START Dataset
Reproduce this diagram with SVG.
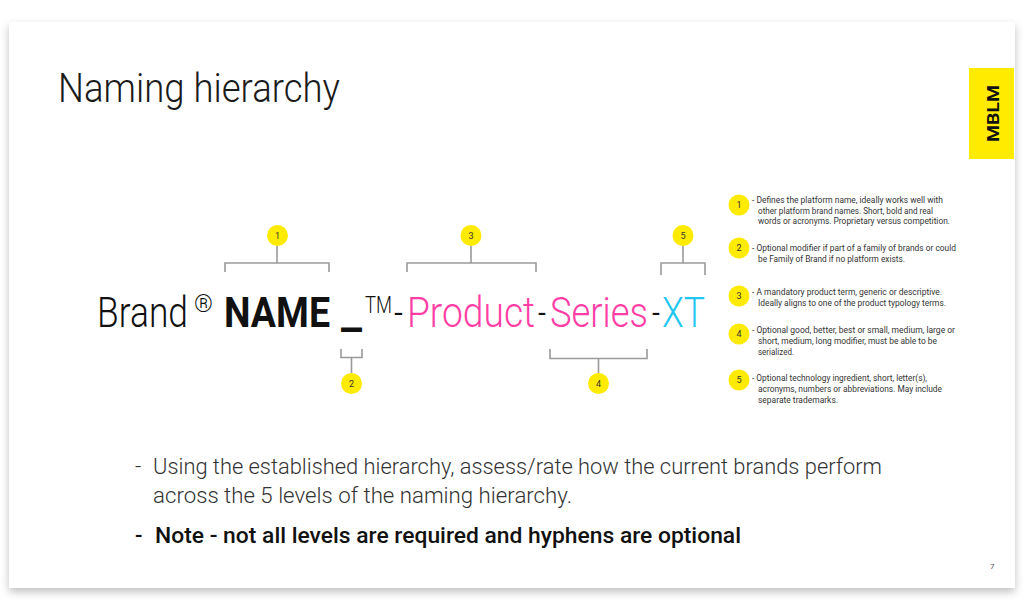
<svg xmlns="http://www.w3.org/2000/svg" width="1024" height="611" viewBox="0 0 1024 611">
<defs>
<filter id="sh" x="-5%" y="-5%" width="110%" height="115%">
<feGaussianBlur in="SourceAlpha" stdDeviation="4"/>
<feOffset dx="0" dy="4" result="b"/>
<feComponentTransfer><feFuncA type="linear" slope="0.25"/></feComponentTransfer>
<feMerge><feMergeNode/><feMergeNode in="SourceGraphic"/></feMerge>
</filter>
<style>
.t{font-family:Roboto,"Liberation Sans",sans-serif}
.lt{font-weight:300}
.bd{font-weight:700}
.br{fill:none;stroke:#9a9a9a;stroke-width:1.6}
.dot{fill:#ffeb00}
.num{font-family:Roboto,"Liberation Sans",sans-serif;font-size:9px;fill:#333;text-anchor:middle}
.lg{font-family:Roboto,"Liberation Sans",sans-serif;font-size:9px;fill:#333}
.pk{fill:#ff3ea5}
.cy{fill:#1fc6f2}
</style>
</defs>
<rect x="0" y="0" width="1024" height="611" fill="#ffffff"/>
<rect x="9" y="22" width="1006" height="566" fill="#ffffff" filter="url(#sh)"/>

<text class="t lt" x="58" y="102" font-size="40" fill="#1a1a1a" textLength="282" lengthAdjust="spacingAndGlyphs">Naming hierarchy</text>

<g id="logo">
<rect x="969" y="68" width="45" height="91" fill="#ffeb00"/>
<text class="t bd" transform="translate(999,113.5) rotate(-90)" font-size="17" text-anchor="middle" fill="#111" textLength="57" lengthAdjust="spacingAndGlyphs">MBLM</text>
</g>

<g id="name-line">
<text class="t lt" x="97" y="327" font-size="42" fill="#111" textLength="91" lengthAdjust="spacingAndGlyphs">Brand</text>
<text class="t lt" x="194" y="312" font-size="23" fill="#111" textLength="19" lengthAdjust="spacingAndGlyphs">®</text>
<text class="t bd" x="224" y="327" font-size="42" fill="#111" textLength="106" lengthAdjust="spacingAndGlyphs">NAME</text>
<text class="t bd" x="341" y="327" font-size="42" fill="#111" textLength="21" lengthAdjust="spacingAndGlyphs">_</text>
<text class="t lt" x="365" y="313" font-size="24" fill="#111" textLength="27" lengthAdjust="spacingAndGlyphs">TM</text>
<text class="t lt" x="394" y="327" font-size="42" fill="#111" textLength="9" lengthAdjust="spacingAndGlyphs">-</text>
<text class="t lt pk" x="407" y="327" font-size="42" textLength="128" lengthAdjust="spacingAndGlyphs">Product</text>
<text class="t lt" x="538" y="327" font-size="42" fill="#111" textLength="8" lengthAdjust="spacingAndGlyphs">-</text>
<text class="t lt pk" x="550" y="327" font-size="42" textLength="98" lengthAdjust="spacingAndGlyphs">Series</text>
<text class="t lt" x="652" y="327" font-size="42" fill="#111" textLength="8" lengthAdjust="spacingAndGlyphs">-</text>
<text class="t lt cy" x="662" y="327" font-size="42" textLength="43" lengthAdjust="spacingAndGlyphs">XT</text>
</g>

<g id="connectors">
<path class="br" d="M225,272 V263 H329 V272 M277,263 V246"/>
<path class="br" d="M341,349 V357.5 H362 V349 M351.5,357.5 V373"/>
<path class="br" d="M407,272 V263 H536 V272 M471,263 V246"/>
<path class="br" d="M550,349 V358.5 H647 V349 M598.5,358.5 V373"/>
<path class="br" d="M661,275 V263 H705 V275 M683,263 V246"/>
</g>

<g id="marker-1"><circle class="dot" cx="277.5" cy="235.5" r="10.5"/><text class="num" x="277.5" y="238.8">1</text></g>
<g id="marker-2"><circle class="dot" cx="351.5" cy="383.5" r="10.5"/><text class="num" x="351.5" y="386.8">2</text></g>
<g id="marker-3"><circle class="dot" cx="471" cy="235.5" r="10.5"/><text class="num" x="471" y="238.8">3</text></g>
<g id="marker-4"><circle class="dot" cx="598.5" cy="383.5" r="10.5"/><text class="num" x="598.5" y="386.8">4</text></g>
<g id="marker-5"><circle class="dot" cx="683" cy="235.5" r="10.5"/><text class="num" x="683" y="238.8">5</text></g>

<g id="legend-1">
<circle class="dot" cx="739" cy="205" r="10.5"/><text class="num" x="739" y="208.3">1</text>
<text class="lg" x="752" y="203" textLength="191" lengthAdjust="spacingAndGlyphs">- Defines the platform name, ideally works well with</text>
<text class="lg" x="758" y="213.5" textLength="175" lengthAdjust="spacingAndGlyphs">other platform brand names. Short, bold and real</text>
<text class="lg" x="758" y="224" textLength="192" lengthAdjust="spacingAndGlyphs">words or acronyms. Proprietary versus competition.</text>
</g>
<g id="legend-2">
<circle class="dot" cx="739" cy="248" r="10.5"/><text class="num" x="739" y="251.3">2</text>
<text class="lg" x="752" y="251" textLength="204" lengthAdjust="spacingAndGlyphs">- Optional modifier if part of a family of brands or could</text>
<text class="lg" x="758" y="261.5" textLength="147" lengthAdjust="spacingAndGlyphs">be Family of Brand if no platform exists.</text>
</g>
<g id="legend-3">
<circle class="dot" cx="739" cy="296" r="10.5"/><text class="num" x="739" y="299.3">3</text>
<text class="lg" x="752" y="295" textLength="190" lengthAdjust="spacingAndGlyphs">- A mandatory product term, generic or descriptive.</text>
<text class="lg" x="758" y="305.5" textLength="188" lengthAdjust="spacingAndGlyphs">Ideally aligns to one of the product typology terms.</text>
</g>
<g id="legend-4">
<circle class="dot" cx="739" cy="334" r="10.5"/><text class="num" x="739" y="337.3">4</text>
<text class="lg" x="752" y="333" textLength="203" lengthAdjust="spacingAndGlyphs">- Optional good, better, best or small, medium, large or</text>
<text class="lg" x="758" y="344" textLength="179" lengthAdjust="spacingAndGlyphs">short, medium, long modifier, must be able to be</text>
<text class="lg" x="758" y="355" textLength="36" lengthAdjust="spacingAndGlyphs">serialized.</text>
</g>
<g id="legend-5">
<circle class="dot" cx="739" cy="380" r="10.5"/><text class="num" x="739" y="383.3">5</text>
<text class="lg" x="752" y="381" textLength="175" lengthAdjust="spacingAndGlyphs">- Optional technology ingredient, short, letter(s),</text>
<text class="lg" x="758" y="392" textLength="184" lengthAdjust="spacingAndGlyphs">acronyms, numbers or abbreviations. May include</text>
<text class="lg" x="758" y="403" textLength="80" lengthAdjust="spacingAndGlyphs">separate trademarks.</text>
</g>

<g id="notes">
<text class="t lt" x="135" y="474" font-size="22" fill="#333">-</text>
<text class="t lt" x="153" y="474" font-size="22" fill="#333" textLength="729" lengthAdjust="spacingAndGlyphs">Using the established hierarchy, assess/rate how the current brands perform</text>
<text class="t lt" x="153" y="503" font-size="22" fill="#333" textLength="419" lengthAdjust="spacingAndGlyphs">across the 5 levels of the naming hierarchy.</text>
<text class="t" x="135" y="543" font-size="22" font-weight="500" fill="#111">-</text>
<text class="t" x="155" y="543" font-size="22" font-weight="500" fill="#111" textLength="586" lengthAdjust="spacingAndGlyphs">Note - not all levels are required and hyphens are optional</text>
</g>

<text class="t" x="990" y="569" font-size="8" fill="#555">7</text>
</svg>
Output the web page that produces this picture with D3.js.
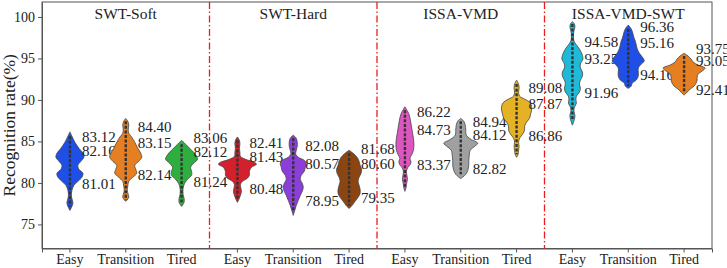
END Dataset
Problem »
Search the entries for the word "with" and copy every line that has it.

Answer below »
Reproduce this diagram with SVG.
<text class="lg" x="752" y="203" textLength="191" lengthAdjust="spacingAndGlyphs">- Defines the platform name, ideally works well with</text>
Output the web page that produces this picture with D3.js.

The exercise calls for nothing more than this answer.